_Instructions to follow_
Write out each line that follows exactly as it stands, without the pictures.

_Source data_
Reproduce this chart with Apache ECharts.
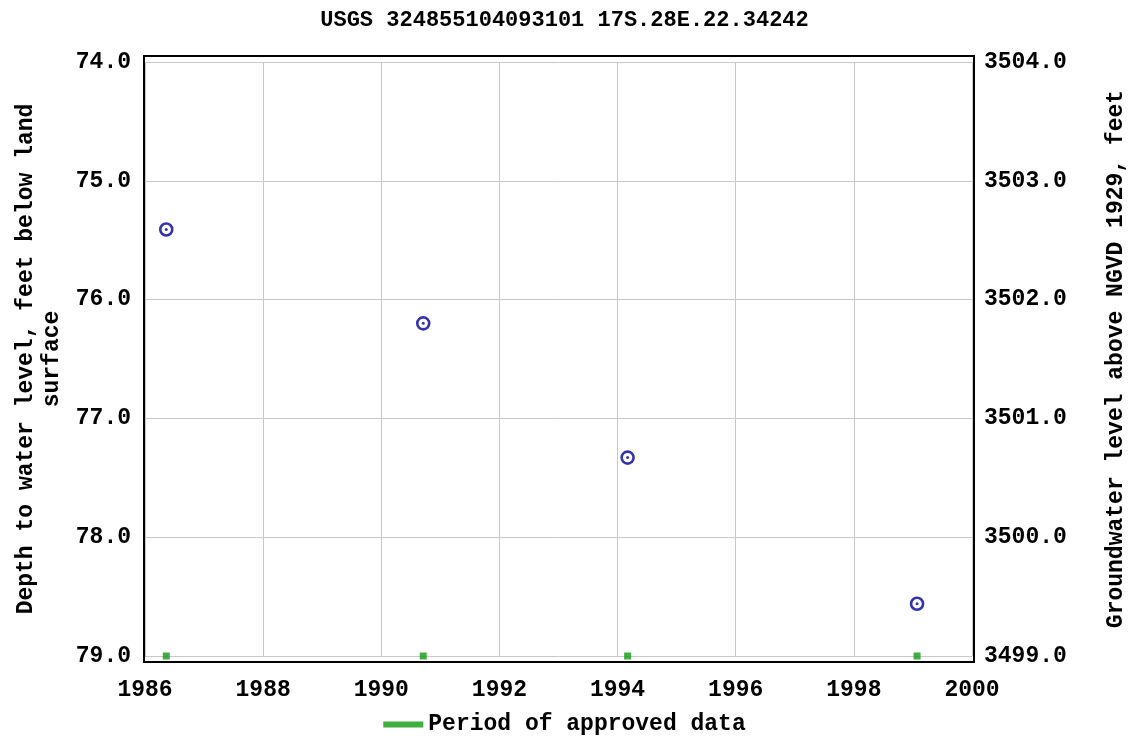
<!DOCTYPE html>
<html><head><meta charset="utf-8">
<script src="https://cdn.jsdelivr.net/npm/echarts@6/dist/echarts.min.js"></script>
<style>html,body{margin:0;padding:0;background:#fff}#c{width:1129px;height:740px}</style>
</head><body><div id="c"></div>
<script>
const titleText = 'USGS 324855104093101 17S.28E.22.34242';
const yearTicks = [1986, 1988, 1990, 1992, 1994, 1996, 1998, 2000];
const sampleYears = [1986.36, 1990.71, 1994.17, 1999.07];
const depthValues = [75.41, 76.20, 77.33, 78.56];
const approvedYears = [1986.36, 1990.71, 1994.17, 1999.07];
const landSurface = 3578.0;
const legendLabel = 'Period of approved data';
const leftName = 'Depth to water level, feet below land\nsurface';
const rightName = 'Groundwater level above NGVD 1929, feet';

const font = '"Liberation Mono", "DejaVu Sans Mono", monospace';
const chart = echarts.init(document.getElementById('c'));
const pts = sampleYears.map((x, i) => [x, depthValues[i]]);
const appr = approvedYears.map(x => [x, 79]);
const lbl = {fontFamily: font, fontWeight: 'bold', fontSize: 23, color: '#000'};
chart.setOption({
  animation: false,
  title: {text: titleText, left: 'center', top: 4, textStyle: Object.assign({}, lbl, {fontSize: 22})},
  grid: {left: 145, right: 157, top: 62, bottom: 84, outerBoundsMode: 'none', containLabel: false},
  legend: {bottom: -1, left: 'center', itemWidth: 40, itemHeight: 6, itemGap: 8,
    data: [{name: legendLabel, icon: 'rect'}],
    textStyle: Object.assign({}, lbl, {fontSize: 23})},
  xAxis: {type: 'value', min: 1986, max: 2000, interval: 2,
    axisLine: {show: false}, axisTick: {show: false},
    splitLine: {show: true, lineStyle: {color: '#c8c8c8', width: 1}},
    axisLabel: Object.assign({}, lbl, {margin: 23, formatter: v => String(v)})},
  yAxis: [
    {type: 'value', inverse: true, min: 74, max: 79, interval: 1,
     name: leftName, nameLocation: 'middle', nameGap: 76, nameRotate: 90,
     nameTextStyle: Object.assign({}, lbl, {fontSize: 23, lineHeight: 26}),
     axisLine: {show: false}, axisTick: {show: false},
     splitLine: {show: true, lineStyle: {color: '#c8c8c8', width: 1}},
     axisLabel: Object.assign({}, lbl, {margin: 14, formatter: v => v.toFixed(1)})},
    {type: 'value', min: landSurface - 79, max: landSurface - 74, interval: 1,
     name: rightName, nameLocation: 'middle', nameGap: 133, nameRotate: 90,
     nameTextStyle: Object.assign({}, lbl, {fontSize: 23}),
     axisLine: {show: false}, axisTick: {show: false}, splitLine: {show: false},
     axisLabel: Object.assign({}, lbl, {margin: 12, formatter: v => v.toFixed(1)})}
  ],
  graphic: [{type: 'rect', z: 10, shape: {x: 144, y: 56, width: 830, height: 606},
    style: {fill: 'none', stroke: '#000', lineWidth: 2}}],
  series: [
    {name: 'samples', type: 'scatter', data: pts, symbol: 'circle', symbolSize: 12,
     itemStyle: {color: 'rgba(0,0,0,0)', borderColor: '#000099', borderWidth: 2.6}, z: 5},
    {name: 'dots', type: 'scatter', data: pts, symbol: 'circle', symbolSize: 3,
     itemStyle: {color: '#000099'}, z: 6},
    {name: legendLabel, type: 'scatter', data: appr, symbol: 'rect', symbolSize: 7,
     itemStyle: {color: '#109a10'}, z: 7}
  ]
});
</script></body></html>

_Answer to the exercise_
Reproduce this chart with Apache ECharts.
<!DOCTYPE html>
<html><head><meta charset="utf-8">
<script src="https://cdn.jsdelivr.net/npm/echarts@6/dist/echarts.min.js"></script>
<style>html,body{margin:0;padding:0;background:#fff}#c{width:1129px;height:740px}</style>
</head><body><div id="c"></div>
<script>
const titleText = 'USGS 324855104093101 17S.28E.22.34242';
const yearTicks = [1986, 1988, 1990, 1992, 1994, 1996, 1998, 2000];
const sampleYears = [1986.36, 1990.71, 1994.17, 1999.07];
const depthValues = [75.41, 76.20, 77.33, 78.56];
const approvedYears = [1986.36, 1990.71, 1994.17, 1999.07];
const landSurface = 3578.0;
const legendLabel = 'Period of approved data';
const leftName = 'Depth to water level, feet below land\nsurface';
const rightName = 'Groundwater level above NGVD 1929, feet';

const font = '"Liberation Mono", "DejaVu Sans Mono", monospace';
const chart = echarts.init(document.getElementById('c'));
const pts = sampleYears.map((x, i) => [x, depthValues[i]]);
const appr = approvedYears.map(x => [x, 79]);
const lbl = {fontFamily: font, fontWeight: 'bold', fontSize: 23, color: '#000'};
chart.setOption({
  animation: false,
  title: {text: titleText, left: 'center', top: 4, textStyle: Object.assign({}, lbl, {fontSize: 22})},
  grid: {left: 145, right: 157, top: 62, bottom: 84, outerBoundsMode: 'none', containLabel: false},
  legend: {bottom: -1, left: 'center', itemWidth: 40, itemHeight: 6, itemGap: 8,
    data: [{name: legendLabel, icon: 'rect'}],
    textStyle: Object.assign({}, lbl, {fontSize: 23})},
  xAxis: {type: 'value', min: 1986, max: 2000, interval: 2,
    axisLine: {show: false}, axisTick: {show: false},
    splitLine: {show: true, lineStyle: {color: '#c8c8c8', width: 1}},
    axisLabel: Object.assign({}, lbl, {margin: 23, formatter: v => String(v)})},
  yAxis: [
    {type: 'value', inverse: true, min: 74, max: 79, interval: 1,
     name: leftName, nameLocation: 'middle', nameGap: 76, nameRotate: 90,
     nameTextStyle: Object.assign({}, lbl, {fontSize: 23, lineHeight: 26}),
     axisLine: {show: false}, axisTick: {show: false},
     splitLine: {show: true, lineStyle: {color: '#c8c8c8', width: 1}},
     axisLabel: Object.assign({}, lbl, {margin: 14, formatter: v => v.toFixed(1)})},
    {type: 'value', min: landSurface - 79, max: landSurface - 74, interval: 1,
     name: rightName, nameLocation: 'middle', nameGap: 133, nameRotate: 90,
     nameTextStyle: Object.assign({}, lbl, {fontSize: 23}),
     axisLine: {show: false}, axisTick: {show: false}, splitLine: {show: false},
     axisLabel: Object.assign({}, lbl, {margin: 12, formatter: v => v.toFixed(1)})}
  ],
  graphic: [{type: 'rect', z: 10, shape: {x: 144, y: 56, width: 830, height: 606},
    style: {fill: 'none', stroke: '#000', lineWidth: 2}}],
  series: [
    {name: 'samples', type: 'scatter', data: pts, symbol: 'circle', symbolSize: 12,
     itemStyle: {color: 'rgba(0,0,0,0)', borderColor: '#000099', borderWidth: 2.6}, z: 5},
    {name: 'dots', type: 'scatter', data: pts, symbol: 'circle', symbolSize: 3,
     itemStyle: {color: '#000099'}, z: 6},
    {name: legendLabel, type: 'scatter', data: appr, symbol: 'rect', symbolSize: 7,
     itemStyle: {color: '#109a10'}, z: 7}
  ]
});
</script></body></html>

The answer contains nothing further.